Ранний эллинизм (Лосев) - страница 10

Эпикурейцы шли на этих путях объективистской эстетики гораздо дальше. Мы сказали выше, что ради сохранения покоя души эпикурейцы запрещали заниматься даже науками и искусствами, которые всегда несут с собою разные треволнения, неудачи и вообще никому не нужное усилие, способны только омрачить невозмутимую безоблачность эстетического самонаслаждения. Однако здесь необходимо сказать то, чего мы не сказали выше, поскольку выше шла речь только об эпикурейских принципах. Именно, переходя от принципа устранения науки и искусств к его реальному осуществлению, эпикурейцы тут же констатировали, что у человека существует одна такая беспокойная и вечно волнующая область, которую можно устранить как раз только при помощи науки. Эта беспокойная и волнующая область есть религия. Ведь религиозные люди слишком глубоко чувствуют ответственность за всю свою прожитую жизнь. Это заставляет их бояться, как бы чего худого не вышло за пределами этой жизни. Религия проповедует посмертные награды за хорошую жизнь и тяжелейшие наказания за дурную жизнь. При таких религиозных верованиях, конечно, никогда не может быть настоящего спокойствия для души. За малейший шаг своей жизни я должен почему-то отвечать; а я часто даже и не знаю, хорошо ли я поступил или плохо. Не лучше ли придумать такой миропорядок, чтобы уж не было никакого ни блаженства, ни страдания за гробом? Не лучше ли построить такую науку, которая освобождала бы нас от всех этих посмертных ужасов, от всех этих туманных, но весьма болезненных ожиданий, от всей этой ответственности за то, чего и мы сами толком не знаем?

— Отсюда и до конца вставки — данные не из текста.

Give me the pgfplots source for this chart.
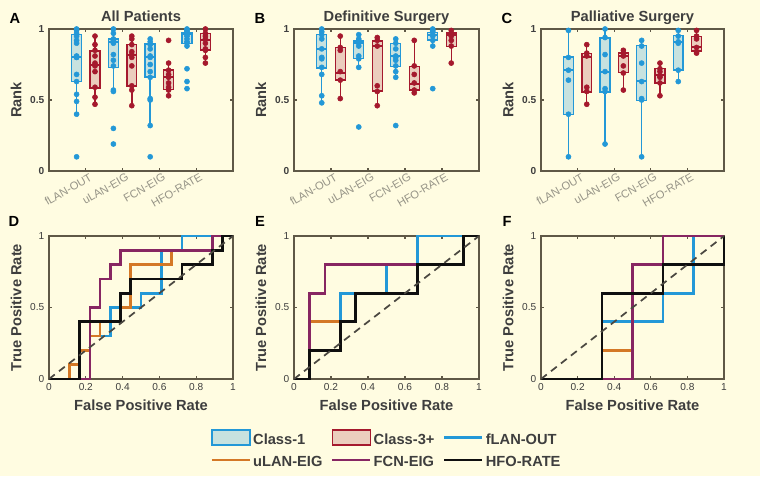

И вот Эпикур разрешает заниматься только одной наукой, а именно только такой, которая построила бы для нас вполне объективное, но совершенно безопасное для внутреннего покоя души бытие. Такую науку и такую философию Эпикур нашел у атомистов. Все бытие состоит из атомов. Но каждый атом вполне бездушен и лишен сознания. Правда, из определенного сочетания атомов создается и душа и сознание. Но зато сочетание такое всегда временное и всегда условное. Пока я жив, атомы моей души координированы так, что душа существует, испытывает всякие радости и горести, здоровые и болезненные состояния, надежды и безнадежность. Но когда я умру, все атомы моей души рассыплются и разлетятся по сторонам и от меня ничего не останется. И если я буду думать так атомистически, то ни смерть, ни мое загробное существование нисколько не будут меня беспокоить. Смерть - это только распадение и разлетание атомов по сторонам, а загробной жизни и вообще нет никакой. Следовательно, я имею полное право предаваться своему безмятежному эстетическому самонаслаждению в глубине своего тенистого и прохладного эпикурейского Сада. И ничего мне не страшно, и ни за что я не отвечаю. Таким образом, также и эпикурейцы нисколько не отрицали объективного бытия в своей эстетике, а, наоборот, весьма интенсивно его признавали, правда, в таком виде, чтоб оно не мешало безмолвному душевному самонаслаждению, а, наоборот, его оправдывало бы.